Requirements
Without the pictures, repeat the listing character for character.

Data block
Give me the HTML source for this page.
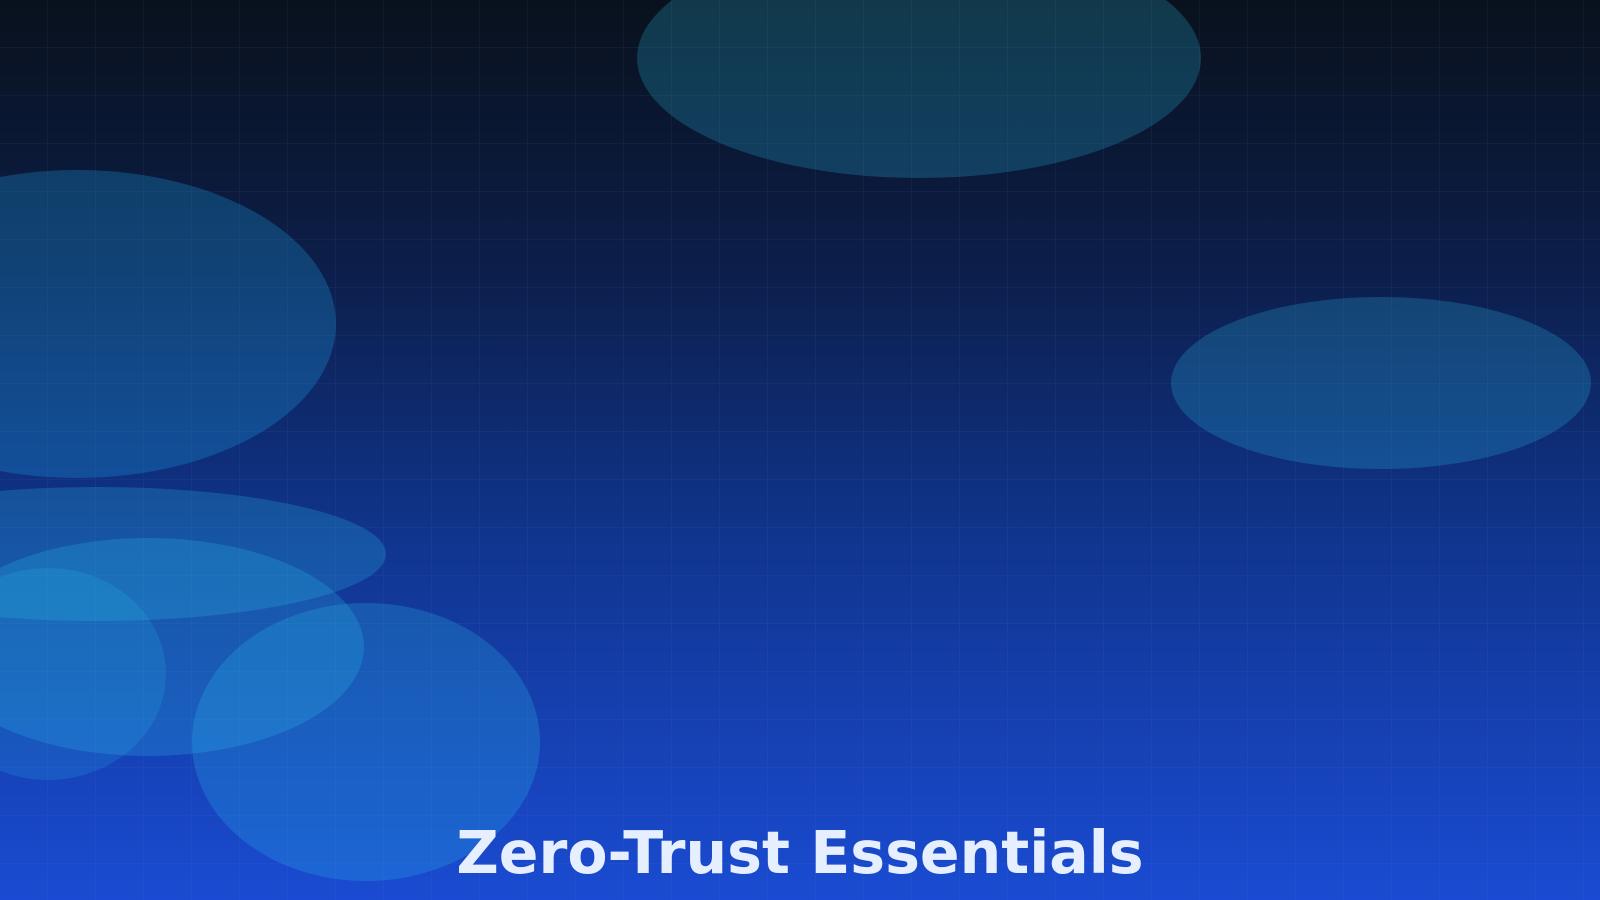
<!DOCTYPE html>
<html><head><meta charset="utf-8"><style>
html,body{margin:0;padding:0;width:1600px;height:900px;overflow:hidden}
svg{display:block}
</style></head><body>
<svg width="1600" height="900" viewBox="0 0 1600 900" xmlns="http://www.w3.org/2000/svg">
<defs>
<linearGradient id="bg" x1="0" y1="0" x2="0" y2="1">
<stop offset="0" stop-color="#09111c"/>
<stop offset="0.3" stop-color="#0c1e4a"/>
<stop offset="0.6" stop-color="#10358e"/>
<stop offset="1" stop-color="#1a4bd2"/>
</linearGradient>
<pattern id="grid" width="48" height="48" patternUnits="userSpaceOnUse">
<path d="M48 0V48M0 48H48" fill="none" stroke="rgba(120,160,220,0.12)" stroke-width="1"/>
</pattern>
</defs>
<rect width="1600" height="900" fill="url(#bg)"/>
<rect width="1600" height="900" fill="url(#grid)"/>
<g fill="rgba(45,200,240,0.22)">
<ellipse cx="919" cy="58" rx="282" ry="120"/>
<ellipse cx="77" cy="324" rx="259" ry="154" fill="rgba(30,160,230,0.28)"/>
<ellipse cx="1381" cy="383" rx="210" ry="86"/>
<ellipse cx="97" cy="554" rx="289" ry="67"/>
<ellipse cx="148" cy="647" rx="216" ry="109"/>
<ellipse cx="48" cy="674" rx="118" ry="106" fill="rgba(45,200,240,0.16)"/>
<ellipse cx="366" cy="742" rx="174" ry="139"/>
</g>
<text x="800" y="873" text-anchor="middle" font-family="'DejaVu Sans','Liberation Sans',sans-serif" font-weight="bold" font-size="58.5" fill="#e6efff">Zero-Trust Essentials</text>
</svg>
</body></html>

Completed task
Give me the HTML source for this page.
<!DOCTYPE html>
<html><head><meta charset="utf-8"><style>
html,body{margin:0;padding:0;width:1600px;height:900px;overflow:hidden}
svg{display:block}
</style></head><body>
<svg width="1600" height="900" viewBox="0 0 1600 900" xmlns="http://www.w3.org/2000/svg">
<defs>
<linearGradient id="bg" x1="0" y1="0" x2="0" y2="1">
<stop offset="0" stop-color="#09111c"/>
<stop offset="0.3" stop-color="#0c1e4a"/>
<stop offset="0.6" stop-color="#10358e"/>
<stop offset="1" stop-color="#1a4bd2"/>
</linearGradient>
<pattern id="grid" width="48" height="48" patternUnits="userSpaceOnUse">
<path d="M48 0V48M0 48H48" fill="none" stroke="rgba(120,160,220,0.12)" stroke-width="1"/>
</pattern>
</defs>
<rect width="1600" height="900" fill="url(#bg)"/>
<rect width="1600" height="900" fill="url(#grid)"/>
<g fill="rgba(45,200,240,0.22)">
<ellipse cx="919" cy="58" rx="282" ry="120"/>
<ellipse cx="77" cy="324" rx="259" ry="154" fill="rgba(30,160,230,0.28)"/>
<ellipse cx="1381" cy="383" rx="210" ry="86"/>
<ellipse cx="97" cy="554" rx="289" ry="67"/>
<ellipse cx="148" cy="647" rx="216" ry="109"/>
<ellipse cx="48" cy="674" rx="118" ry="106" fill="rgba(45,200,240,0.16)"/>
<ellipse cx="366" cy="742" rx="174" ry="139"/>
</g>
<text x="800" y="873" text-anchor="middle" font-family="'DejaVu Sans','Liberation Sans',sans-serif" font-weight="bold" font-size="58.5" fill="#e6efff">Zero-Trust Essentials</text>
</svg>
</body></html>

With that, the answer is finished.